After learning from the Beautiful Girl Across the Hall that Mary’s family has invited him over for dinner, Henry goes into his apartment, takes off his socks, and lays them on his radiator to heat them. He seems to fetishize this radiator, for he stares at it often. It gives him heat in a cold world, though it’s an artificial, electric heat. He has no use for the natural warmth of human companionship. The Lady in the Radiator, as deformed as she is, seems to be Henry’s ideal of beauty. At least she has a pleasant, if odd-looking, grin.

He takes out a photo of Mary, torn in two, from his dresser drawer; it’s torn at the neck, suggesting a wish to decapitate her, more of his preference of death over life. Recall his later dream of being decapitated, the baby’s snake-head emerging from the cut in his neck, a symbol of the baby supplanting him. His fears of being destroyed are projected onto other people: better that they die than he.

The awkward conversations he has with the X family underscore the ubiquity of alienation in this film. He denies the possibility that he’s the baby’s father, preferring the fantasy of a virgin birth and a Uranus for the real father. Still, he must marry Mary.

Having moved in with Henry, she tries to feed the baby, which won’t eat anything. It is the most revulsive baby…conceivable–with its snake-like head, lack of limbs, and what seems a bandage instead of swaddling clothes. Her mother says the baby is just prematurely born, and as I mentioned above, I suspect its deformity is just a hallucination that Henry–in his obvious psychotic tendencies–is having to make it easier for him to kill the child one day. When Mary says one can’t be sure if it even is a baby, Henry could be imagining her saying that, too.

Cuteness in children has been recognized as a factor inspiring parental affection, making caregivers want to love a child, thus motivating them to care for it as best they can. This spermatozoon-child, however, inspires loathing and revulsion, not just in its appearance, but also in its unwillingness to cooperate during feeding, and in its irritating bawling.

Because the parent/child relationship here isn’t the normal, healthy kind (the occasional smiling at it from the parents, especially from Henry, should be seen as reaction formation), we don’t see what Wilfred Bion would have called the soothing containment of the baby’s agitated reaction to external stimuli.

Instead of using maternal reverie to soothe her baby, Mary engages in the negative version of the container/contained relationship (Bion, pages 95-99), shouting at the bawling baby to “Shut up!” (Click here for a full explanation of Bion‘s and other psychoanalytic concepts that I use throughout this analysis.) Instead of being soothed, the baby experiences aggravated agitation, turning it into a nameless dread.

Here we can see the foundation of so much of the alienation of society: if one can’t feel empathy for a baby (which, outside of Henry’s hallucinatory perception of it, probably isn’t half as repellant or deformed as he, and we, imagine it to be), for whom can we feel empathy?

Mary leaves the apartment in frustration, and Henry is left to take care of the baby alone.
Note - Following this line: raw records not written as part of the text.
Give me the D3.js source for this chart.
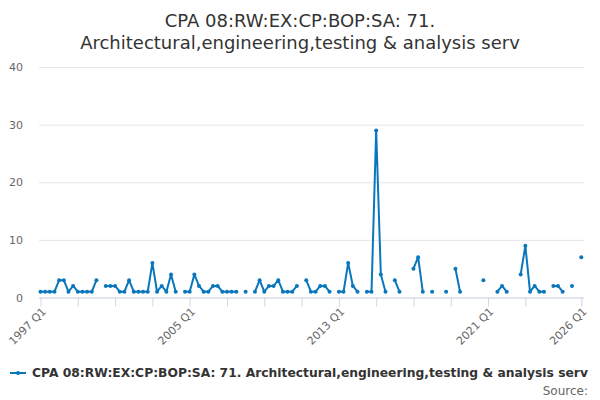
<!doctype html>
<html>
<head>
    <script src="https://d3js.org/d3.v7.min.js"></script>
    <style>
        body { margin: 0; background: #fff; }
        text { font-family: "DejaVu Sans", sans-serif; }
    </style>
</head>
<body>
<svg width="600" height="400" id="chart"></svg>
<script>
    // data
    var startYear = 1997;
    var values = [1,1,1,1,3,3,1,2,1,1,1,1,3,null,
        2,2,2,1,1,3,1,1,1,1,6,1,2,1,4,1,null,
        1,1,4,2,1,1,2,2,1,1,1,1,null,1,null,
        1,3,1,2,2,3,1,1,1,2,null,3,1,1,2,2,1,null,
        1,1,6,2,1,null,1,1,29,4,1,null,3,1,null,null,
        5,7,1,null,1,null,null,1,null,5,1,null,null,null,null,
        3,null,null,1,2,1,null,null,4,9,1,2,1,1,null,
        2,2,1,null,2,null,7];
    var yTicks = [0, 10, 20, 30, 40];
    var xTickIdx = [0,8,16,24,32,40,48,56,64,72,80,88,96,104,116];
    var xLabelIdx = [0, 32, 64, 96, 116];
    var seriesName = "CPA 08:RW:EX:CP:BOP:SA: 71. Architectural,engineering,testing & analysis serv";

    var quarters = values.map(function (v, i) {
        return (startYear + Math.floor(i / 4)) + " Q" + (i % 4 + 1);
    });

    var svg = d3.select("#chart");
    var blue = "#0a77bd";

    var x = d3.scaleLinear().domain([0, quarters.length - 1]).range([40.5, 581.3]);
    var y = d3.scaleLinear().domain([0, 40]).range([297.5, 67]);

    // Title
    svg.append("text").attr("x", 300).attr("y", 27)
        .attr("text-anchor", "middle").style("font-size", "18px").style("fill", "#333")
        .text("CPA 08:RW:EX:CP:BOP:SA: 71.");
    svg.append("text").attr("x", 300).attr("y", 49)
        .attr("text-anchor", "middle").style("font-size", "18px").style("fill", "#333")
        .text("Architectural,engineering,testing & analysis serv");

    // grid lines + y labels
    var yAxis = svg.append("g").attr("transform", "translate(39,0)")
        .call(d3.axisLeft(y).tickValues(yTicks).tickSize(-545).tickPadding(16));
    yAxis.select(".domain").remove();
    yAxis.selectAll("line").attr("stroke", "#e6e6e6");
    yAxis.selectAll("text").style("font-size", "11px").style("fill", "#666")
        .style("font-family", "DejaVu Sans").attr("dy", "0.32em");

    // x axis
    var xAxis = svg.append("g").attr("transform", "translate(0,297.5)")
        .call(d3.axisBottom(x).tickValues(xTickIdx).tickSize(9).tickSizeOuter(0)
            .tickFormat(function (d) { return xLabelIdx.indexOf(d) >= 0 ? quarters[d] : ""; }));
    xAxis.select(".domain").attr("stroke", "#ccd6eb").attr("d", "M39,0.5H584");
    xAxis.selectAll("line").attr("stroke", "#ccd6eb");
    xAxis.selectAll("text")
        .style("font-size", "11px").style("fill", "#666").style("font-family", "DejaVu Sans")
        .attr("text-anchor", "end")
        .attr("transform", "translate(3,12) rotate(-45)")
        .attr("y", 0).attr("dy", "0.35em");

    // line
    var line = d3.line()
        .defined(function (d) { return d != null; })
        .x(function (d, i) { return x(i); })
        .y(function (d) { return y(d); });

    svg.append("path").datum(values)
        .attr("d", line)
        .attr("fill", "none")
        .attr("stroke", blue)
        .attr("stroke-width", 2)
        .attr("stroke-linejoin", "round");

    svg.append("g").selectAll("circle")
        .data(values.map(function (v, i) { return { i: i, v: v }; })
            .filter(function (d) { return d.v != null; }))
        .enter().append("circle")
        .attr("cx", function (d) { return x(d.i); })
        .attr("cy", function (d) { return y(d.v); })
        .attr("r", 2)
        .style("fill", blue);

    // legend
    svg.append("line").attr("x1", 10).attr("x2", 26).attr("y1", 373).attr("y2", 373)
        .attr("stroke", blue).attr("stroke-width", 2);
    svg.append("circle").attr("cx", 18).attr("cy", 373).attr("r", 2).style("fill", blue);
    svg.append("text").attr("x", 32).attr("y", 377)
        .style("font-size", "12.3px").style("font-weight", "bold").style("fill", "#333")
        .text(seriesName);

    svg.append("text").attr("x", 588).attr("y", 395).attr("text-anchor", "end")
        .style("font-size", "12px").style("fill", "#666")
        .text("Source:");
</script>
</body>
</html>
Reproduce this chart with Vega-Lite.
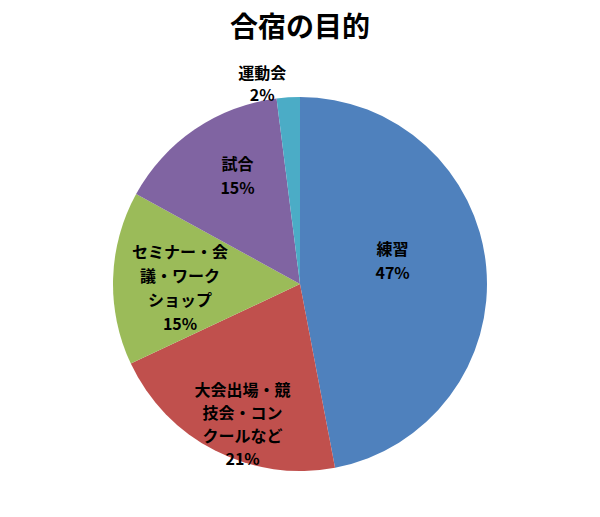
{
  "$schema": "https://vega.github.io/schema/vega-lite/v6.json",
  "width": 600,
  "height": 466,
  "padding": {"top": 15, "left": 0, "right": 0, "bottom": 0},
  "background": "white",
  "title": {"text": "合宿の目的", "fontSize": 28, "font": "Noto Sans CJK JP", "fontWeight": "bold", "color": "#000000", "anchor": "middle", "offset": 8},
  "data": {"values": [
    {"cat": "練習", "value": 47, "order": 1, "label": "練習\n47%"},
    {"cat": "大会出場・競技会・コンクールなど", "value": 21, "order": 2, "label": "大会出場・競\n技会・コン\nクールなど\n21%"},
    {"cat": "セミナー・会議・ワークショップ", "value": 15, "order": 3, "label": "セミナー・会\n議・ワーク\nショップ\n15%"},
    {"cat": "試合", "value": 15, "order": 4, "label": "試合\n15%"},
    {"cat": "運動会", "value": 2, "order": 5, "label": "運動会\n2%"}
  ]},
  "encoding": {
    "theta": {"field": "value", "type": "quantitative", "stack": true},
    "order": {"field": "order", "type": "quantitative"}
  },
  "layer": [
    {
      "mark": {"type": "arc", "outerRadius": 187},
      "encoding": {
        "color": {"field": "cat", "type": "nominal", "legend": null,
          "scale": {"domain": ["練習", "大会出場・競技会・コンクールなど", "セミナー・会議・ワークショップ", "試合", "運動会"],
                    "range": ["#4F81BD", "#C0504D", "#9BBB59", "#8064A2", "#4BACC6"]}}
      }
    },
    {
      "mark": {"type": "text", "radius": 93, "dy": -25, "font": "Noto Sans CJK JP", "fontSize": 16, "fontWeight": "bold", "lineBreak": "\n", "lineHeight": 24, "color": "#000000", "align": "center", "baseline": "middle"},
      "encoding": {"text": {"condition": {"test": "datum.order == 1", "field": "label"}, "value": ""}}
    },
    {
      "mark": {"type": "text", "radius": 122, "dx": -2, "dy": -2, "font": "Noto Sans CJK JP", "fontSize": 16, "fontWeight": "bold", "lineBreak": "\n", "lineHeight": 23, "color": "#000000", "align": "center", "baseline": "middle"},
      "encoding": {"text": {"condition": {"test": "datum.order == 2", "field": "label"}, "value": ""}}
    },
    {
      "mark": {"type": "text", "radius": 120, "dy": -27, "font": "Noto Sans CJK JP", "fontSize": 16, "fontWeight": "bold", "lineBreak": "\n", "lineHeight": 24, "color": "#000000", "align": "center", "baseline": "middle"},
      "encoding": {"text": {"condition": {"test": "datum.order == 3", "field": "label"}, "value": ""}}
    },
    {
      "mark": {"type": "text", "radius": 120, "dx": 5, "dy": -20, "font": "Noto Sans CJK JP", "fontSize": 16, "fontWeight": "bold", "lineBreak": "\n", "lineHeight": 24, "color": "#000000", "align": "center", "baseline": "middle"},
      "encoding": {"text": {"condition": {"test": "datum.order == 4", "field": "label"}, "value": ""}}
    },
    {
      "mark": {"type": "text", "radius": 204, "dx": -25, "dy": -6, "font": "Noto Sans CJK JP", "fontSize": 16, "fontWeight": "bold", "lineBreak": "\n", "lineHeight": 22, "color": "#000000", "align": "center", "baseline": "middle"},
      "encoding": {"text": {"condition": {"test": "datum.order == 5", "field": "label"}, "value": ""}}
    }
  ],
  "view": {"stroke": null}
}
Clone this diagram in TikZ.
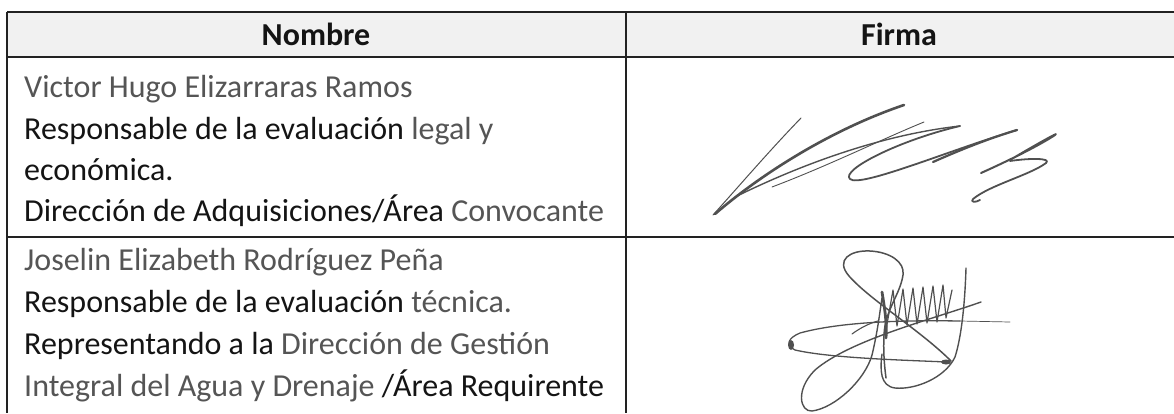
\documentclass[tikz,border=0pt]{standalone}
\usepackage{fontspec}
\setmainfont{Carlito}
\definecolor{ink}{HTML}{141414}
\definecolor{faint}{HTML}{555555}
\definecolor{pen}{HTML}{505050}
\definecolor{hdr}{HTML}{F1F1F1}
\definecolor{rule}{HTML}{222222}
\tikzset{
  cell/.style={anchor=base west, inner sep=0pt, text=ink, font=\fontsize{32}{38}\selectfont},
  head/.style={anchor=base, inner sep=0pt, text=ink, font=\fontsize{32}{38}\selectfont\bfseries},
  grid/.style={draw=rule, line width=1.6pt},
  sig/.style={draw=pen, line cap=round, line join=round, line width=1.6pt},
}
\begin{document}
\begin{tikzpicture}[x=1pt,y=-1pt]
\useasboundingbox (0,0) rectangle (1174,413);
% header background
\fill[hdr] (7,12) rectangle (1174,57);
% table rules
\draw[grid] (7,12) -- (1174,12);
\draw[grid] (7,57) -- (1174,57);
\draw[grid] (7,237) -- (1174,237);
\draw[grid] (7,12) -- (7,413);
\draw[grid] (626,12) -- (626,413);
% header
\node[head] (hn) at (316,45) {Nombre};
\node[head] (hf) at (899,45) {Firma};
% row 1
\node[cell] (a1) at (24,97) {\textcolor{faint}{Victor Hugo Elizarraras Ramos}};
\node[cell] (a2) at (24,139) {Responsable de la evaluación \textcolor{faint}{legal y}};
\node[cell] (a3) at (24,180) {económica.};
\node[cell] (a4) at (24,221) {Dirección de Adquisiciones/Área \textcolor{faint}{Convocante}};
% row 2
\node[cell] (b1) at (24,270) {\textcolor{faint}{Joselin Elizabeth Rodríguez Peña}};
\node[cell] (b2) at (24,312) {Responsable de la evaluación \textcolor{faint}{técnica.}};
\node[cell] (b3) at (24,354) {Representando a la \textcolor{faint}{Dirección de Gestión}};
\node[cell] (b4) at (24,396) {\textcolor{faint}{Integral del Agua y Drenaje} /Área Requirente};
% signature 1
\draw[sig, line width=1pt] (713,215) .. controls (740,185) and (770,150) .. (801,118);
\draw[sig, line width=2.6pt] (715,214) .. controls (760,175) and (830,130) .. (904,105);
\draw[sig, line width=1.4pt] (735,197) .. controls (800,165) and (880,135) .. (960,126);
\draw[sig, line width=0.9pt] (772,187) .. controls (830,165) and (880,140) .. (924,122);
\draw[sig, line width=1.8pt] (960,126) .. controls (900,140) and (840,170) .. (850,179) .. controls (860,188) and (950,150) .. (1017,130);
\draw[sig, line width=2.2pt] (933,162) .. controls (960,150) and (990,138) .. (1017,130);
\draw[sig, line width=2pt] (981,173) .. controls (1010,160) and (1040,145) .. (1055,135) .. controls (1062,130) and (1030,148) .. (1010,160);
\draw[sig, line width=1.8pt] (1010,161) .. controls (1030,158) and (1052,158) .. (1046,163) .. controls (1030,175) and (990,185) .. (973,199) .. controls (970,202) and (975,203) .. (980,200);
% signature 2
\draw[sig, line width=1.5pt] (951,361) .. controls (920,330) and (870,300) .. (849,276) .. controls (835,260) and (850,250) .. (870,251) .. controls (890,252) and (905,262) .. (903,275) .. controls (900,295) and (885,310) .. (884,335) .. controls (883,355) and (885,370) .. (886,378);
\draw[sig, line width=1.3pt] (947,362) .. controls (900,360) and (830,358) .. (795,350) .. controls (785,345) and (788,338) .. (800,333) .. controls (840,322) and (900,320) .. (960,321);
\draw[sig, line width=0.7pt] (960,321) -- (1010,322);
\draw[sig, line width=1.4pt] (981,302) .. controls (930,320) and (850,340) .. (815,370) .. controls (795,390) and (800,412) .. (812,411) .. controls (835,408) and (865,380) .. (872,355) .. controls (878,330) and (880,310) .. (882,298);
\draw[sig, line width=1.4pt] (966,268) .. controls (965,300) and (962,335) .. (955,357) .. controls (945,378) and (915,390) .. (895,388) .. controls (880,386) and (880,370) .. (882,354);
\draw[sig, line width=1.2pt] (886,330) -- (893,290) -- (897,326) -- (903,289) -- (907,325) -- (913,288) -- (917,324) -- (923,287) -- (927,323) -- (933,286) -- (937,322) -- (943,285) -- (946,318) -- (952,290);
\draw[sig, line width=2.8pt] (882,292) .. controls (884,305) and (887,320) .. (886,338);
\draw[sig, line width=1.1pt] (852,334) .. controls (860,328) and (870,323) .. (878,321);
\fill[pen] (791,345) ellipse [x radius=3pt, y radius=5pt];
\fill[pen] (946,362) ellipse [x radius=5pt, y radius=2.5pt];
\end{tikzpicture}
\end{document}
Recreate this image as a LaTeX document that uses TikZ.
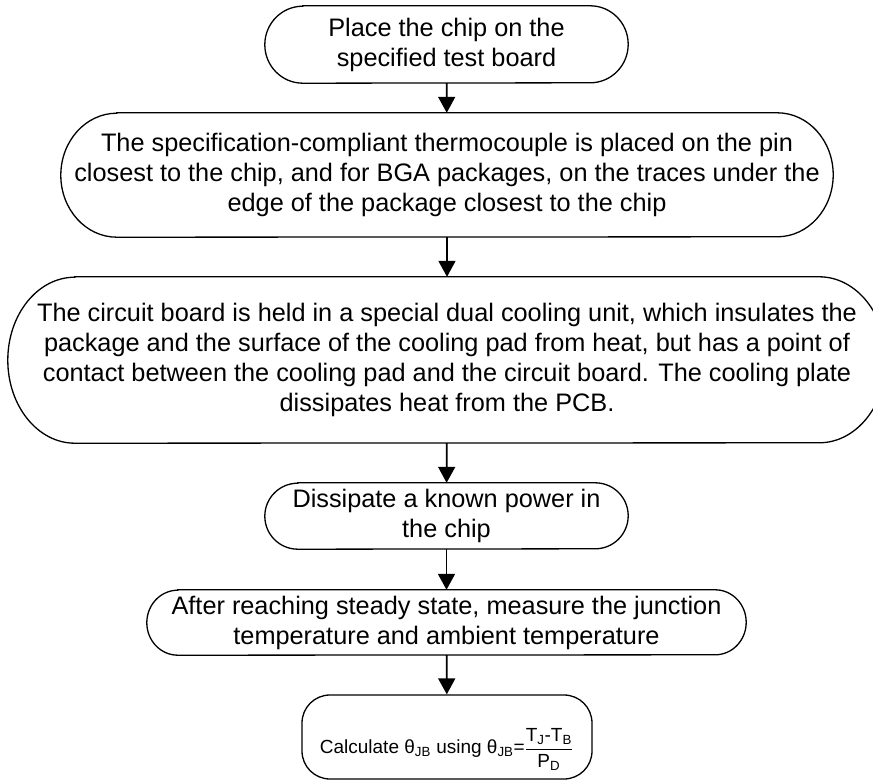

At first, he plays the role of the dutiful father, doing his best to attend to the baby’s needs. But his sudden discovery of sores on its skin, and its difficulty breathing, suggest that he has imagined the sickness, as a wish-fulfillment.

Bion explained that people learn from experience through a social connection with people, what he called the K-link, K standing for Knowledge. But in this film, no one really wants to connect with anyone else in a meaningful way, so just as there is the negative container/contained relationship, so is there one of -K, the avoidance of, and refusal to gain, Knowledge: recall Henry saying, “I don’t know much of anything,” to Mary’s father.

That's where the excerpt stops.